The main benefits brought by cycling that were lost with there policies were space – bicycles occupy minimal space per user – non-emission of pollution and, obviously, their price: bicycles are much less expensive than cars. Today bicycles are gaining more and more space in cities around the world, such as Critical Mass, which was the victim to the Porto Alegre run over.

So what is needed to implement a utility cycling system? As any transportation system, the roads must be connected in a network. Isolated lanes are useless for bicycles, or else they will become only recreational, as the recently deactivated Caminho dos Parques in Porto Alegre. No one would get their bikes to travel half their trip walking. As we can see with the plan presented by the City Hall, it doesn’t seem like this problem is being solved, and for that the Transport and Circulation Public Company (EPTC) will find a huge challenge: the city’s hilly terrain.

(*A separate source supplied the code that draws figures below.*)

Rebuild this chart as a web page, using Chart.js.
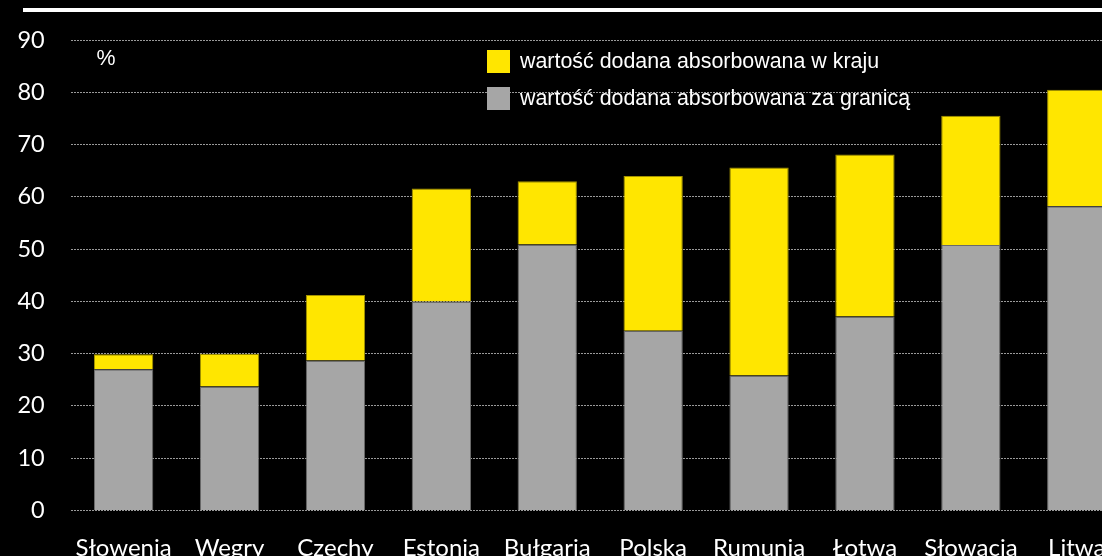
<!DOCTYPE html>
<html>
<head>
<meta charset="utf-8">
<script src="https://cdn.jsdelivr.net/npm/chart.js@4.4.0/dist/chart.umd.min.js"></script>
<style>
  html, body { margin: 0; padding: 0; background: #000; overflow: hidden; width: 1102px; height: 556px; }
  canvas { display: block; }
</style>
</head>
<body>
<canvas id="c" width="1140" height="580" style="width:1140px;height:580px"></canvas>
<script>
const categories = ['Słowenia', 'Węgry', 'Czechy', 'Estonia', 'Bułgaria', 'Polska', 'Rumunia', 'Łotwa', 'Słowacja', 'Litwa'];
const abroadValues = [27.0, 23.7, 28.7, 40.0, 50.9, 34.4, 25.8, 37.1, 50.8, 58.2];
const domesticValues = [2.9, 6.3, 12.5, 21.6, 12.1, 29.6, 39.8, 31.0, 24.7, 22.3];
const yTicks = [0, 10, 20, 30, 40, 50, 60, 70, 80, 90];
const seriesNames = ['wartość dodana absorbowana w kraju', 'wartość dodana absorbowana za granicą'];
const unitLabel = '%';

const decor = {
  id: 'decor',
  beforeDraw(chart) {
    const ctx = chart.ctx;
    ctx.save();
    ctx.fillStyle = '#000';
    ctx.fillRect(0, 0, chart.width, chart.height);
    ctx.fillStyle = '#fff';
    ctx.fillRect(23, 8, chart.width - 23, 4);
    ctx.restore();
  },
  afterDatasetsDraw(chart) {
    const ctx = chart.ctx;
    ctx.save();
    ctx.font = '21.4px "Liberation Sans", Arial, sans-serif';
    ctx.fillStyle = '#fff';
    ctx.textBaseline = 'middle';
    ctx.textAlign = 'center';
    ctx.fillText(unitLabel, 106, 59);
    const items = [
      { ds: chart.data.datasets[1], y: 50 },
      { ds: chart.data.datasets[0], y: 87 }
    ];
    ctx.textAlign = 'left';
    items.forEach(it => {
      ctx.fillStyle = it.ds.backgroundColor;
      ctx.fillRect(487, it.y, 23, 23);
      ctx.fillStyle = '#fff';
      ctx.fillText(it.ds.label, 520, it.y + 12);
    });
    ctx.restore();
  }
};

new Chart(document.getElementById('c'), {
  type: 'bar',
  data: {
    labels: categories,
    datasets: [
      {
        label: seriesNames[1],
        data: abroadValues,
        backgroundColor: '#a6a6a6',
        borderColor: '#6a6a6a',
        borderWidth: 1,
        barPercentage: 0.56,
        categoryPercentage: 1.0
      },
      {
        label: seriesNames[0],
        data: domesticValues,
        backgroundColor: '#ffe600',
        borderColor: '#a39200',
        borderWidth: 1,
        barPercentage: 0.56,
        categoryPercentage: 1.0
      }
    ]
  },
  options: {
    responsive: false,
    animation: false,
    devicePixelRatio: 1,
    layout: { padding: { top: 36.4, right: 10.3, bottom: 9.6, left: 0 } },
    plugins: { legend: { display: false }, tooltip: { enabled: false } },
    scales: {
      x: {
        stacked: true,
        grid: { display: false, drawTicks: false },
        border: { display: false },
        ticks: { color: '#fff', font: { family: 'Lato', size: 24 }, padding: 23, maxRotation: 0, autoSkip: false },
        afterFit(scale) { scale.height = 60; }
      },
      y: {
        stacked: true,
        min: 0, max: 90,
        afterBuildTicks(scale) { scale.ticks = yTicks.map(v => ({ value: v })); },
        grid: { color: '#9a9a9a', lineWidth: 1, drawTicks: false },
        border: { display: false, dash: [2, 1] },
        ticks: { color: '#fff', font: { family: 'Lato', size: 23.5 }, padding: 26 },
        afterFit(scale) { scale.width = 70.7; }
      }
    }
  },
  plugins: [decor]
});
</script>
</body>
</html>
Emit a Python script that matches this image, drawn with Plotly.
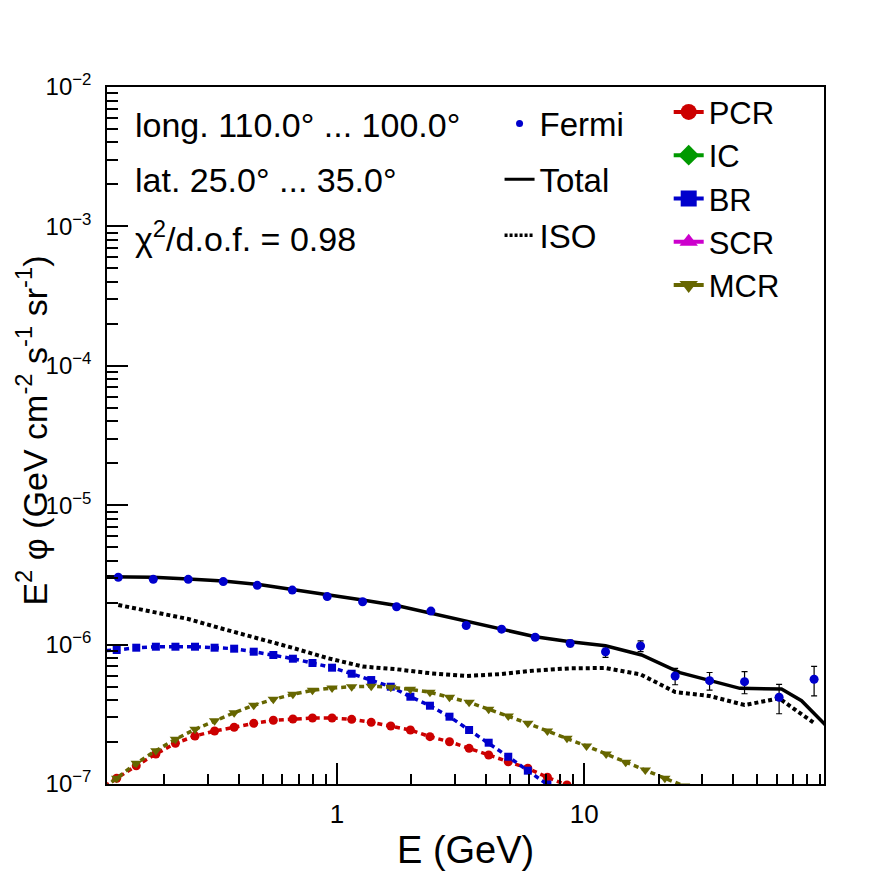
import plotly.graph_objects as go

# ---------------- data ----------------
E_fermi = [0.1305, 0.1808, 0.2504, 0.3469, 0.4762, 0.6597, 0.9137, 1.270, 1.743, 2.399,
           3.333, 4.634, 6.337, 8.778, 12.20, 16.91, 23.33, 32.15, 44.53, 61.44, 85.11]
fermi_flux = [3.04e-6, 2.94e-6, 2.94e-6, 2.83e-6, 2.66e-6, 2.46e-6, 2.21e-6, 2.03e-6, 1.87e-6, 1.74e-6,
              1.37e-6, 1.29e-6, 1.13e-6, 1.02e-6, 8.89e-7, 9.77e-7, 5.95e-7, 5.51e-7, 5.42e-7, 4.19e-7, 5.64e-7]
fermi_err = [9.0e-8, 8.8e-8, 8.8e-8, 8.5e-8, 8.0e-8, 7.4e-8, 6.6e-8, 6.1e-8, 5.6e-8, 5.2e-8,
             4.1e-8, 4.5e-8, 5.0e-8, 5.5e-8, 7.8e-8, 8.7e-8, 8.0e-8, 8.0e-8, 9.8e-8, 1.0e-7, 1.35e-7]

E_model = [0.1072, 0.1286, 0.1543, 0.1852, 0.2222, 0.2667, 0.3200, 0.3840, 0.4608, 0.5530,
           0.6636, 0.7963, 0.9556, 1.147, 1.376, 1.651, 1.982, 2.378, 2.853, 3.424,
           4.109, 4.931, 5.917, 7.100, 8.520, 10.22, 12.27, 14.72, 17.67, 21.20,
           25.44, 30.53, 36.64, 43.96, 52.76, 63.31, 75.97, 91.17]
pcr = [8.91e-8, 1.099e-7, 1.353e-7, 1.641e-7, 1.959e-7, 2.210e-7, 2.400e-7, 2.551e-7, 2.724e-7, 2.864e-7,
       2.926e-7, 2.975e-7, 2.975e-7, 2.911e-7, 2.770e-7, 2.606e-7, 2.440e-7, 2.185e-7, 2.011e-7, 1.803e-7,
       1.614e-7, 1.445e-7, 1.296e-7, 1.117e-7, 9.84e-8, 8.62e-8, 7.55e-8]
br = [8.995e-7, 9.145e-7, 9.501e-7, 9.658e-7, 9.658e-7, 9.658e-7, 9.501e-7, 9.346e-7, 8.893e-7, 8.421e-7,
      7.921e-7, 7.379e-7, 6.829e-7, 6.183e-7, 5.570e-7, 4.989e-7, 4.228e-7, 3.645e-7, 3.040e-7, 2.440e-7,
      1.978e-7, 1.569e-7, 1.246e-7, 9.92e-8, 7.93e-8]
mcr = [8.62e-8, 1.099e-7, 1.408e-7, 1.733e-7, 2.092e-7, 2.468e-7, 2.844e-7, 3.247e-7, 3.668e-7, 4.051e-7,
       4.398e-7, 4.698e-7, 4.880e-7, 4.989e-7, 5.022e-7, 4.940e-7, 4.780e-7, 4.548e-7, 4.186e-7, 3.855e-7,
       3.434e-7, 3.075e-7, 2.724e-7, 2.400e-7, 2.127e-7, 1.873e-7, 1.641e-7, 1.431e-7, 1.260e-7, 1.099e-7,
       9.67e-8, 8.48e-8]
ic = []    # not visible within the plotted range
scr = []   # not visible within the plotted range

iso = [1.924e-6, 1.722e-6, 1.526e-6, 1.294e-6, 1.115e-6, 9.50e-7, 8.01e-7, 6.966e-7, 6.651e-7, 6.224e-7,
       5.952e-7, 6.153e-7, 6.520e-7, 6.761e-7, 6.794e-7, 6.112e-7, 4.571e-7, 4.277e-7, 3.687e-7, 4.118e-7, 2.738e-7]

E_total = [0.1072, 0.1305, 0.1808, 0.2504, 0.3469, 0.4762, 0.6597, 0.9137, 1.270, 1.743, 2.399,
           3.333, 4.634, 6.337, 8.778, 12.20, 17.07, 24.38, 42.63, 62.83, 75.70, 94.04, 100.0]
total = [3.070e-6, 3.055e-6, 3.040e-6, 2.956e-6, 2.859e-6, 2.707e-6, 2.492e-6, 2.268e-6, 2.089e-6, 1.907e-6,
         1.677e-6, 1.460e-6, 1.288e-6, 1.139e-6, 1.049e-6, 9.82e-7, 8.42e-7, 6.286e-7, 4.857e-7, 4.802e-7,
         3.958e-7, 2.681e-7, 2.400e-7]

y_tick_vals = [1e-7, 1e-6, 1e-5, 1e-4, 1e-3, 1e-2]
y_tick_text = ["10<sup>\u22127</sup>", "10<sup>\u22126</sup>", "10<sup>\u22125</sup>",
               "10<sup>\u22124</sup>", "10<sup>\u22123</sup>", "10<sup>\u22122</sup>"]
x_tick_vals = [1, 10]
x_tick_text = ["1", "10"]

info_lines = ["long. 110.0\u00b0 ... 100.0\u00b0", "lat. 25.0\u00b0 ... 35.0\u00b0",
              "\u03c7<sup>2</sup>/d.o.f. = 0.98"]
x_title = "E (GeV)"
y_title = "E<sup>2</sup> \u03c6 (GeV cm<sup>-2</sup> s<sup>-1</sup> sr<sup>-1</sup>)"

# ---------------- figure ----------------
FONT = "Liberation Sans, Arial, Helvetica, sans-serif"
RED, GREEN, BLUE, MAGENTA, OLIVE = "#cc0000", "#009900", "#0000cc", "#cc00cc", "#666600"
dash = "5px,4px"

fig = go.Figure()

components = [("PCR", pcr, RED, "circle", 9), ("IC", ic, GREEN, "diamond", 9),
              ("BR", br, BLUE, "square", 8), ("SCR", scr, MAGENTA, "triangle-up", 10),
              ("MCR", mcr, OLIVE, "triangle-down", 10)]
for name, vals, col, sym, sz in components:
    fig.add_trace(go.Scatter(x=E_model[:len(vals)], y=vals, mode="lines+markers", name=name,
                             line=dict(color=col, width=3.5, dash=dash),
                             marker=dict(symbol=sym, size=sz, color=col),
                             showlegend=False))

fig.add_trace(go.Scatter(x=E_fermi, y=iso, mode="lines", name="ISO",
                         line=dict(color="black", width=4, dash="4px,3px"), showlegend=False))
fig.add_trace(go.Scatter(x=E_total, y=total, mode="lines", name="Total",
                         line=dict(color="black", width=3.5), showlegend=False))
fig.add_trace(go.Scatter(x=E_fermi, y=fermi_flux, mode="markers", name="Fermi",
                         marker=dict(symbol="circle", size=9, color=BLUE),
                         error_y=dict(type="data", array=fermi_err, color="black", thickness=1.2, width=3),
                         showlegend=False))

# legend entries (legend-only keys)
fig.add_trace(go.Scatter(x=[None], y=[None], mode="markers", name="Fermi", legendgroup="g1",
                         marker=dict(symbol="circle", size=7, color=BLUE), legend="legend"))
fig.add_trace(go.Scatter(x=[None], y=[None], mode="lines", name="Total", legendgroup="g2",
                         line=dict(color="black", width=3), legend="legend"))
fig.add_trace(go.Scatter(x=[None], y=[None], mode="lines", name="ISO", legendgroup="g3",
                         line=dict(color="black", width=3.5, dash="3px,2px"), legend="legend"))
for name, vals, col, sym, sz in components:
    fig.add_trace(go.Scatter(x=[None], y=[None], mode="lines+markers", name=name,
                             line=dict(color=col, width=4),
                             marker=dict(symbol=sym, size=16, color=col), legend="legend2"))

for i, t in enumerate(info_lines):
    fig.add_annotation(x=0.036, y=[0.9455, 0.8666, 0.7848][i], xref="paper", yref="paper",
                       text=t, showarrow=False, xanchor="left", yanchor="middle",
                       font=dict(size=34, color="black", family=FONT))

fig.add_annotation(x=0.5, y=-0.0947, xref="paper", yref="paper", text=x_title, showarrow=False,
                   xanchor="center", yanchor="middle", font=dict(size=38, color="black", family=FONT))
fig.add_annotation(x=-0.1046, y=0.507, xref="paper", yref="paper", text=y_title, showarrow=False,
                   textangle=-90, xanchor="center", yanchor="middle",
                   font=dict(size=34, color="black", family=FONT))

# page body has an 8px default margin, so the figure margins are offset by it
fig.update_layout(
    width=896, height=872,
    margin=dict(l=99, r=80, t=79, b=96, autoexpand=False),
    paper_bgcolor="white", plot_bgcolor="white",
    font=dict(family=FONT, color="black"),
    legend=dict(x=0.5475, y=0.9878, xanchor="left", yanchor="top", traceorder="grouped",
                font=dict(size=33, family=FONT), bgcolor="rgba(0,0,0,0)",
                tracegroupgap=10, itemwidth=30),
    legend2=dict(x=0.7834, y=1.0025, xanchor="left", yanchor="top", traceorder="normal",
                 font=dict(size=31, family=FONT), bgcolor="rgba(0,0,0,0)",
                 tracegroupgap=0, itemwidth=30),
    xaxis=dict(type="log", range=[-0.930, 1.970], automargin=False,
               tickmode="array", tickvals=x_tick_vals, ticktext=x_tick_text,
               ticks="inside", ticklen=21, tickwidth=1.5, tickcolor="black",
               minor=dict(tickmode="array",
                          tickvals=[0.2, 0.3, 0.4, 0.5, 0.6, 0.7, 0.8, 0.9,
                                    2, 3, 4, 5, 6, 7, 8, 9, 20, 30, 40, 50, 60, 70, 80, 90],
                          ticks="inside", ticklen=10, tickwidth=1.5, tickcolor="black", showgrid=False),
               showline=True, linecolor="black", linewidth=1.5, mirror=True,
               showgrid=False, zeroline=False,
               tickfont=dict(size=26, family=FONT), ticklabelstandoff=6),
    yaxis=dict(type="log", range=[-7, -2], automargin=False,
               tickmode="array", tickvals=y_tick_vals, ticktext=y_tick_text,
               ticks="inside", ticklen=21, tickwidth=1.5, tickcolor="black",
               minor=dict(tickmode="array",
                          tickvals=[m * 10.0 ** e for e in range(-7, -2) for m in range(2, 10)],
                          ticks="inside", ticklen=11, tickwidth=1.5, tickcolor="black", showgrid=False),
               showline=True, linecolor="black", linewidth=1.5, mirror=True,
               showgrid=False, zeroline=False,
               tickfont=dict(size=24, family=FONT), ticklabelstandoff=9),
)

fig.write_html("out.html")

All of the cities we use as an example of sucess in utility cycling have their urban centers predominantly flat. In mountain cities such as Gramado or even Belo Horizonte, bicycles would never be a universal means of transportation as it would be unthinkable to see elderly people cycling uphill. The EPTC analyzed the critical slope zone throughout the city, shown in this map. Nevertheless, if we look at each area in a larger scale we can see clearly the natural barriers created by the city’s hills. With other maps provided by the municipal planning office I could trace every strech of road that would not be bicycle friendly, in the Historical Center area and in the “New Geographical Center” area of the city, close to the crossing of Av. Nilo Peçanha and Av. Carlos Gomes, which also covers part of Av. Protásio Alves and Av. Ipiranga, two of the city’s most important boulevards. In both areas the terrain for bikes is complicated, turning a utility cycling system for the whole city practically impossible.

Another problem is population density. The denser a city is, closer activities tend to me, making it easier to use a means of transportation which exposes the user to weather and requires energy consumption from him. Porto Alegre has 2837/km2, while cities known traditionally for their bike usage are much more dense. Amsterdam has 4457/km2 inside the urban area, Copenhagen has 6113/km2 and Barcelona and Paris, two of the first metropolis to implement a utility cycling system, Vélib and Bicing, have impressive 15911/km2 and 20807/km2 respectively.

Porto Alegre also had a zoned development or, in other words, with separated residential, commercial and industrial uses. Brasilia was also planned in that manner, but with a even more rigid separation. This makes car usage almost mandatory, as distances travelled to go from your house to the market, for example, are much longer.

All of these problems make Porto Alegre’s cyclist numbers small so they can eventually share roads with cars in a strong position. This difference in proportion influences diver’s behavior, which are accused of not giving preference to cyclists. However, I don’t think this is a cultural or local behavior problem, but a inherent problem of the system that was created. Motorists behave differently in areas that automobiles are not predominant, such as in the proximities of the Public Market in the Historical Center of Porto Alegre, where pedestrian priority is respected. Initiatives such as Shared Spaces, where there is no priority for cars, bicycles or pedestrians, even eliminating sidewalks, also alter drivers behavior. Being so, I believe that if a cyclist goes along a high speed road where 99% of the traffic are cars, accidents are practically inevitable, no matter what society we are talking about. We should not expect a behavior different from those incentivized by the system, in any situation.

My conclusion is that decades of car-oriented urban planning cannot be corrected from one day to another, but depend on changes not only in the transportation system but on building regulation. I would love if Porto Alegre was a city where everything was closer, and pedestrians and cyclists had more priority, but unfortunately things didn’t turn out that way. Maybe if planning was made bottom-up, as Jacobs and Hayek suggest, and not top-down, the city would have become a more interesting place to live in, with a more dynamic evolution and more respect to diversity in transportation.